«Invecchiare non è facile, ma che bella avventura è stata». Parla così Livio Macchia, 83 anni, fondatore e anima dei Camaleonti, in una lunga e affettuosa intervista rilasciata al Corriere della Sera. Una chiacchierata a cuore aperto, che ripercorre 60 anni di carriera, tra concerti surreali sotto la neve, Sanremo dimenticati, successi da milioni di copie e ricordi indelebili di amici che non ci sono più.
Gli inizi tra scuola, rock e Teocoli
«Siamo partiti come tanti. Andavamo a scuola insieme, amavamo la musica. Poi abbiamo capito che potevamo farne una cosa seria», racconta Macchia. All’epoca c’erano Riki Maiocchi e Paolo De Ceglie, ma anche un giovane Teo Teocoli:
«Voleva cantare a tutti i costi. Per lui abbiamo adattato canzoni napoletane in chiave rock. Era un matto, un giullare, ma ha trovato la sua strada».
Il Clan Celentano, Battisti e Mogol
I Camaleonti orbitavano attorno al Clan Celentano:
«Adriano era divertente. Poi, come Battisti, è cambiato quando ha conosciuto la moglie».
Lucio Battisti, invece, era un amico di serate, cene e cinema, e regalò loro “Mamma mia”:
«È stato e sarà sempre il numero uno. Mogol cercava di cantare i testi per spiegarceli, ma non ci riusciva mai».
Sanremo, Eternità e i giudizi taglienti
Nel 1970 salirono sul palco di Sanremo con Ornella Vanoni:
«Simpatica e matta come una campana. Prima di entrare sul palco ci disse: “me la sto facendo addosso”».
In un’altra edizione, con i Dik Dik e Maurizio Mandelli, portarono “Come passa il tempo”:
«Baudo era convinto che avremmo vinto. Una giornalista stronza scrisse che facevamo “pop giurassico”. Ma non aveva capito nulla nemmeno lei».

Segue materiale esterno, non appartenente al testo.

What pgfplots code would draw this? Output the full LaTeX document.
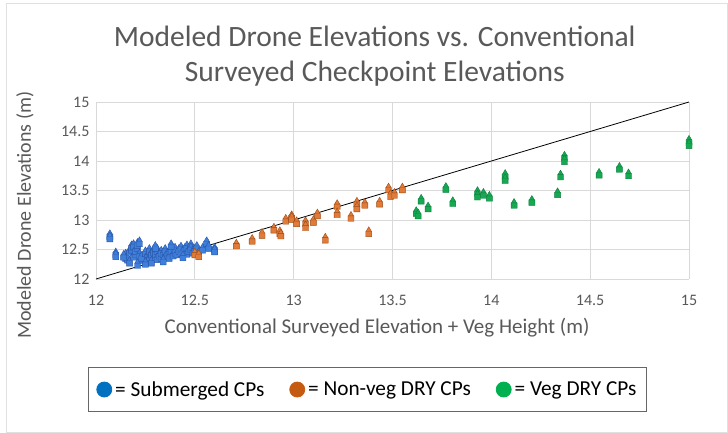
\documentclass[border=0pt]{standalone}
\usepackage{fontspec}
\setmainfont{Carlito}
\usepackage{pgfplots}
\pgfplotsset{compat=1.18}
\definecolor{txt}{HTML}{595959}
\definecolor{gridc}{HTML}{D9D9D9}
\definecolor{bfill}{HTML}{3F7FDC}
\definecolor{bedge}{HTML}{2856A8}
\definecolor{ofill}{HTML}{E07B39}
\definecolor{oedge}{HTML}{9C4A14}
\definecolor{gfill}{HTML}{16A951}
\definecolor{gedge}{HTML}{0E8040}
\definecolor{lblue}{HTML}{0070C0}
\definecolor{lorange}{HTML}{C55A11}
\definecolor{lgreen}{HTML}{00B050}
\pgfdeclareplotmark{ts}{%
  \pgfpathrectangle{\pgfpoint{-3pt}{-4.8pt}}{\pgfpoint{6pt}{5.4pt}}%
  \pgfpathmoveto{\pgfpoint{-2.6pt}{0.6pt}}%
  \pgfpathlineto{\pgfpoint{2.6pt}{0.6pt}}%
  \pgfpathlineto{\pgfpoint{0pt}{5pt}}%
  \pgfpathclose
  \pgfusepathqfillstroke}
\begin{document}
\begin{tikzpicture}
\useasboundingbox (0,0) rectangle (728pt,-433pt);
\fill[white] (0,0) rectangle (728pt,-433pt);
\draw[black!12] (6pt,-3pt) rectangle (727.5pt,-432.5pt);
\begin{axis}[
  at={(96pt,-279pt)}, anchor=south west,
  scale only axis, width=593pt, height=177pt,
  xmin=12, xmax=15, ymin=12, ymax=15,
  xtick={12,12.5,...,15}, ytick={12,12.5,...,15},
  axis line style={draw=none},
  tick style={draw=none},
  clip=false,
  grid=major,
  major grid style={gridc, line width=0.9pt},
  /pgf/number format/assume math mode=true,
  ticklabel style={font=\fontsize{16}{19}\selectfont, text=txt},
  xticklabel style={yshift=-13pt},
  yticklabel style={xshift=-3pt},
  title={Modeled Drone Elevations vs. Conventional\\Surveyed Checkpoint Elevations},
  title style={at={(axis description cs:0.47,1.225)}, anchor=center, align=center,
    font=\fontsize{29.5}{35}\selectfont, text=txt},
  xlabel={Conventional Surveyed Elevation + Veg Height (m)},
  xlabel style={at={(axis description cs:0.474,-0.277)}, anchor=center,
    font=\fontsize{21}{25}\selectfont, text=txt},
  ylabel={Modeled Drone Elevations (m)},
  ylabel style={at={(axis description cs:-0.12,0.36)}, anchor=center, rotate=0,
    font=\fontsize{20}{24}\selectfont, text=txt},
  legend columns=3,
  legend style={at={(axis description cs:-0.0135,-0.497)}, anchor=north west,
    draw=black!60, line width=0.8pt, font=\fontsize{21.3}{25}\selectfont,
    inner xsep=8pt, inner ysep=12pt,
    /tikz/every even column/.append style={column sep=23pt},
    /tikz/every odd column/.append style={column sep=1pt}},
  legend cell align=left,
]
\addplot[black, line width=0.8pt, forget plot] coordinates {(12,12) (15,15)};
% Submerged CPs
\addplot[only marks, mark=ts, mark options={fill=bfill, draw=bedge, line width=0.4pt}, forget plot] coordinates {
(12.07,12.75) (12.07,12.71) (12.10,12.44) (12.10,12.41) (12.15,12.38) (12.15,12.42)
(12.16,12.35) (12.17,12.30) (12.17,12.48) (12.18,12.52) (12.18,12.56) (12.19,12.40)
(12.19,12.58) (12.20,12.45) (12.20,12.50) (12.21,12.55) (12.21,12.60) (12.22,12.42)
(12.23,12.34) (12.23,12.38) (12.25,12.46) (12.26,12.40) (12.27,12.36) (12.27,12.50)
(12.28,12.44) (12.28,12.30) (12.29,12.48) (12.30,12.40) (12.30,12.45) (12.31,12.36)
(12.31,12.50) (12.32,12.42) (12.33,12.38) (12.33,12.47) (12.34,12.44) (12.35,12.40)
(12.35,12.50) (12.36,12.43) (12.37,12.46) (12.37,12.38) (12.38,12.50) (12.39,12.42)
(12.40,12.47) (12.40,12.52) (12.41,12.44) (12.42,12.50) (12.43,12.46) (12.43,12.54)
(12.44,12.48) (12.45,12.52) (12.46,12.45) (12.46,12.56) (12.47,12.50) (12.48,12.58)
(12.48,12.53) (12.49,12.47) (12.50,12.50) (12.51,12.55) (12.52,12.45) (12.54,12.52)
(12.56,12.63) (12.57,12.55) (12.60,12.52) (12.60,12.49) (12.25,12.28) (12.14,12.40)
(12.22,12.63) (12.34,12.32) (12.44,12.39) (12.38,12.58) (12.30,12.55) (12.21,12.26)
};
% Non-veg DRY CPs
\addplot[only marks, mark=ts, mark options={fill=ofill, draw=oedge, line width=0.4pt}, forget plot] coordinates {
(12.50,12.44) (12.52,12.41) (12.71,12.59) (12.79,12.67) (12.84,12.77) (12.90,12.86)
(12.93,12.80) (12.935,12.76) (12.96,13.01) (12.99,13.07) (12.99,13.04) (13.015,12.97)
(13.06,12.97) (13.06,12.90) (13.10,12.99) (13.12,13.10) (13.16,12.69) (13.22,13.26)
(13.22,13.12) (13.29,13.06) (13.32,13.30) (13.32,13.22) (13.36,13.28) (13.38,12.80)
(13.435,13.30) (13.48,13.54) (13.49,13.43) (13.51,13.45) (13.55,13.54)
};
% Veg DRY CPs
\addplot[only marks, mark=ts, mark options={fill=gfill, draw=gedge, line width=0.4pt}, forget plot] coordinates {
(13.62,13.14) (13.63,13.10) (13.645,13.35) (13.68,13.22) (13.77,13.55) (13.805,13.31)
(13.93,13.48) (13.93,13.42) (13.96,13.45) (13.99,13.40) (14.07,13.77) (14.07,13.70)
(14.115,13.28) (14.205,13.33) (14.335,13.46) (14.35,13.76) (14.37,14.08) (14.37,14.02)
(14.545,13.79) (14.648,13.89) (14.694,13.78) (15.0,14.35) (15.0,14.29)
};
\addlegendimage{legend image code/.code={\fill[lblue] (0pt,0pt) circle (7.5pt);}}
\addlegendentry{= Submerged CPs}
\addlegendimage{legend image code/.code={\fill[lorange] (0pt,0pt) circle (7.5pt);}}
\addlegendentry{= Non-veg DRY CPs}
\addlegendimage{legend image code/.code={\fill[lgreen] (0pt,0pt) circle (7.5pt);}}
\addlegendentry{= Veg DRY CPs}
\end{axis}
\end{tikzpicture}
\end{document}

Da “L’ora dell’amore” a St. Moritz con John Lennon
L’apice fu “L’ora dell’amore”, 2 milioni di copie vendute.
«Oggi con sei milioni di streaming ti compri un cartone di uova».
Ricorda concerti sotto la neve, richieste folli come quella del miliardario Niarchos che li voleva suonare a 4.000 metri a Capodanno, e perfino John Lennon:
«Ballava quei balli cretini in cui ti buttavi a terra all’improvviso».
I Camaleonti, una band di trasformisti
Il nome del gruppo nasceva dalla capacità di adattarsi:
«Suonavamo Villa, rock, soft, liscio. Eravamo ragazzi, non ce ne fregava niente e di nessuno».
Nel 1973 vinsero Un Disco per l’Estate con “Perché ti amo”, nonostante la casa discografica non credesse più in loro.
«Appena abbiamo vinto, si sono ricreduti e ci hanno pure pagato».
I ricordi: Maiocchi, De Ceglie, Cripezzi
Parla con affetto dei suoi compagni:
– Riki Maiocchi: «Un pazzo scatenato, un ribelle. Una sera ci ha detto “esco un attimo” e l’abbiamo rivisto un anno dopo».
– Paolo De Ceglie: «Un simpaticone, faceva scherzi. E amava le donne, ovviamente».
– Tonino Cripezzi: «Rompipalle e spendaccione, ma un amico vero. È morto tre anni fa, mi manca tantissimo».
La musica di oggi? Vasco sì, Ligabue no
Il Festival di Sanremo di oggi?
«Non me ne faccia parlare. Si contano solo le visualizzazioni. E certi over 50 che cantano “Cuoricini cuoricini”? Ma vai allo Zecchino d’Oro».
Su Ligabue è tranchant:
«Fa canzoni tutte uguali. Mille volte meglio Vasco Rossi: non canta, ma parla, almeno è vero».
Invecchiare e restare sul palco
A 83 anni, Macchia non si nasconde:
«A questa età abbiamo meno futuro e più passato. Ma amo ancora stare sul palco, mi mancano le luci, la piazza, persino i selfie della gente, anche se sono una rottura di palle».
E sul suo destino non ha dubbi:
«Spero nel Paradiso. Sono stato troppo bravo, mi vogliono tutti bene. Abbiamo vissuto una vita meravigliosa».